Il ritorno dell’operaio poeta. Che porterà i suoi versi di lotta nel “salotto buono” della città giardino.
Sandro Sardella, operario poeta, ha cantato il lavoro e i diritti dei lavoratori attraverso la sua penna pungente, con i suoi versi potenti ed evocativi. La sua è la liricità della poesia quotidiana, il sudore della fronte che diventa parole di lotta ed emancipazione. Così, dagli anni Settanta in avanti, è nata e si è sviluppata la sua poesia.
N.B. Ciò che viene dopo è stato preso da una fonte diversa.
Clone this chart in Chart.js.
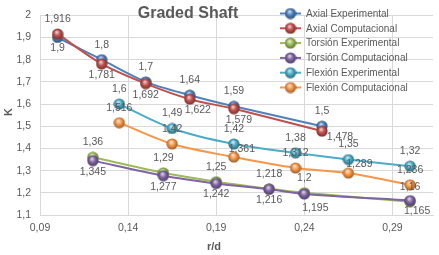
<!DOCTYPE html>
<html>
<head>
<meta charset="utf-8">
<script src="https://cdn.jsdelivr.net/npm/chart.js@4"></script>
<style>
  html, body { margin: 0; padding: 0; background: #fff; }
  #wrap { width: 439px; height: 255px; }
</style>
</head>
<body>
<div id="wrap"><canvas id="chart" width="439" height="255"></canvas></div>
<script>
const AXIAL_RD = [0.1, 0.125, 0.15, 0.175, 0.2, 0.25];
const AXIAL_EXP = [1.9, 1.8, 1.7, 1.64, 1.59, 1.5];
const AXIAL_COMP = [1.916, 1.781, 1.692, 1.622, 1.579, 1.478];

const TORSION_RD = [0.12, 0.16, 0.19, 0.22, 0.24, 0.3];
const TORSION_EXP = [1.36, 1.29, 1.25, 1.218, 1.2, 1.16];
const TORSION_COMP = [1.345, 1.277, 1.242, 1.216, 1.195, 1.165];

const FLEXION_RD = [0.135, 0.165, 0.2, 0.235, 0.265, 0.3];
const FLEXION_EXP = [1.6, 1.49, 1.42, 1.38, 1.35, 1.32];
const FLEXION_COMP = [1.516, 1.42, 1.361, 1.312, 1.289, 1.236];

const X_TICKS = [0.09, 0.14, 0.19, 0.24, 0.29];
const Y_TICKS = [1.1, 1.2, 1.3, 1.4, 1.5, 1.6, 1.7, 1.8, 1.9, 2];

const TEXT = '#595959';
const GRID = '#d9d9d9';
const FONT = '"Liberation Sans", Arial, sans-serif';

const comma = v => String(v).replace('.', ',');
const pts = (xs, ys) => ys.map((y, i) => ({x: xs[i], y}));

function mix(hex, to, t) {
    const n = parseInt(hex.slice(1), 16);
    const c = [n >> 16, (n >> 8) & 255, n & 255].map(v => Math.round(v + (to - v) * t));
    return `rgb(${c[0]},${c[1]},${c[2]})`;
}

// glossy ball marker like the excel ones
function sphere(color) {
    const c = document.createElement('canvas');
    c.width = c.height = 12;
    const g = c.getContext('2d');
    const grad = g.createRadialGradient(5, 4, 0.3, 6, 6, 6.2);
    grad.addColorStop(0, mix(color, 255, 0.75));
    grad.addColorStop(0.45, color);
    grad.addColorStop(1, mix(color, 0, 0.45));
    g.fillStyle = grad;
    g.beginPath();
    g.arc(6, 6, 5.6, 0, Math.PI * 2);
    g.fill();
    return c;
}

function series(label, xs, ys, color, labelPos, shift) {
    return {
        label,
        data: pts(xs, ys),
        showLine: true,
        borderColor: color,
        backgroundColor: color,
        borderWidth: 2,
        tension: 0.3,
        pointStyle: sphere(color),
        labelPos,
        labelShift: shift || {},
    };
}

const datasets = [
    series('Axial Experimental', AXIAL_RD, AXIAL_EXP, '#4f81bd',
        ['below', 'above', 'above', 'above', 'above', 'above']),
    series('Axial Computacional', AXIAL_RD, AXIAL_COMP, '#c0504d',
        ['above', 'below', 'below', 'below', 'below', 'below'],
        {3: [8, 0], 4: [5, 0], 5: [18, -5]}),
    series('Torsión Experimental', TORSION_RD, TORSION_EXP, '#9bbb59',
        ['above', 'above', 'above', 'above', 'above', 'above']),
    series('Torsión Computacional', TORSION_RD, TORSION_COMP, '#8064a2',
        ['below', 'below', 'below', 'below', 'below', 'below'],
        {4: [11, 3], 5: [7, 0]}),
    series('Flexión Experimental', FLEXION_RD, FLEXION_EXP, '#4bacc6',
        ['above', 'above', 'above', 'above', 'above', 'above']),
    series('Flexión Computacional', FLEXION_RD, FLEXION_COMP, '#f79646',
        ['above', 'above', 'above', 'above', 'above', 'above'],
        {2: [8, 7], 4: [11, 6]}),
];
datasets.forEach((d, i) => { d.order = datasets.length - i; });

const overlay = {
    id: 'overlay',
    afterDatasetsDraw(chart) {
        const ctx = chart.ctx;
        ctx.save();
        ctx.font = `10.5px ${FONT}`;
        ctx.fillStyle = TEXT;
        ctx.textAlign = 'center';
        ctx.textBaseline = 'middle';
        chart.data.datasets.forEach((ds, i) => {
            chart.getDatasetMeta(i).data.forEach((el, j) => {
                const s = ds.labelShift[j] || [0, 0];
                const dy = ds.labelPos[j] === 'above' ? -15 : 11;
                ctx.fillText(comma(ds.data[j].y), el.x + s[0], el.y + dy + s[1]);
            });
        });
        ctx.restore();
    },
    afterDraw(chart) {
        const ctx = chart.ctx;
        ctx.save();
        ctx.fillStyle = TEXT;
        ctx.textBaseline = 'middle';

        ctx.font = `bold 16px ${FONT}`;
        ctx.textAlign = 'center';
        ctx.fillText('Graded Shaft', 188, 14);

        ctx.font = `bold 11px ${FONT}`;
        ctx.fillText('r/d', 214, 247);
        ctx.save();
        ctx.translate(9, 112);
        ctx.rotate(-Math.PI / 2);
        ctx.fillText('K', 0, 0);
        ctx.restore();

        // legend
        ctx.font = `10px ${FONT}`;
        ctx.textAlign = 'left';
        chart.data.datasets.forEach((ds, i) => {
            const y = 13.5 + i * 14.8;
            ctx.strokeStyle = ds.borderColor;
            ctx.lineWidth = 2;
            ctx.beginPath();
            ctx.moveTo(280, y);
            ctx.lineTo(301, y);
            ctx.stroke();
            ctx.drawImage(ds.pointStyle, 284.5, y - 6);
            ctx.fillStyle = TEXT;
            ctx.fillText(ds.label, 306, y + 0.5);
        });
        ctx.restore();
    }
};

new Chart(document.getElementById('chart'), {
    type: 'scatter',
    data: { datasets },
    plugins: [overlay],
    options: {
        responsive: false,
        animation: false,
        devicePixelRatio: 1,
        layout: { padding: { top: 7, left: 0, right: 0, bottom: 0 } },
        plugins: {
            legend: { display: false },
            title: { display: false },
            tooltip: { enabled: false },
        },
        scales: {
            x: {
                type: 'linear',
                min: 0.09,
                max: 0.313,
                afterBuildTicks: s => { s.ticks = X_TICKS.map(value => ({value})); },
                afterFit: s => { s.height = 40; },
                grid: { color: GRID, drawTicks: false },
                border: { color: GRID },
                ticks: {
                    padding: 7,
                    color: TEXT,
                    font: { family: FONT, size: 10.5 },
                    callback: v => v.toFixed(2).replace('.', ','),
                },
            },
            y: {
                min: 1.1,
                max: 2,
                afterBuildTicks: s => { s.ticks = Y_TICKS.map(value => ({value})); },
                afterFit: s => { s.width = 40; },
                grid: { color: GRID, drawTicks: false },
                border: { color: GRID },
                ticks: {
                    padding: 9,
                    color: TEXT,
                    font: { family: FONT, size: 10.5 },
                    callback: v => comma(Math.round(v * 10) / 10),
                },
            },
        },
    },
});
</script>
</body>
</html>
Diventando sempre più forte, sperimentando nuove forme (e accompagnandosi ad altre forme d’arte), fino ad arrivare a quella forme che si può definire “epica moderna” dei Discanti. Accanto ai quali porta avanti anche altri lavori, come l’essenzialità della poesia del Telegramma.
Essenziale, ma pungente. Le parole di Sardella colpiscono sempre l’obiettivo. E fanno nascere quel sentimento che chiede rivoluzione.
Ecco alcuni passaggi dell’ultimo libro del poeta:
9 Il lavoro significa libertà
un prurito al piede destro e
scarpe bianche del tennis
schiacciata una merda.
10 L’Italia furba incognita
tutte le domeniche
voci in giro di ragazzine
petizioni al pifferaio impiallacciato.
14 Parla attarverso il megafono sofferente
un testa-casco incarbonato
m’ha tolto il fiato
l’odore del lavoro
Sandro Sardella, nome noto della poesia italiana e tra i finalisti del recente Expoetryslam della casa editrice abrigliasciolta, sarà ospite quindi venerdì 18 aprile alle 18.30 alla Libreria del Corso, in corso Matteotti, a Varese. Leggerà alcune poesia tratte dal suo ultimo libro, “Telegramma”. Nell’occasione saranno allestite in vetrina anche delle opere visive di Vito Scamarcia, con il quale è stato realizzato il libro.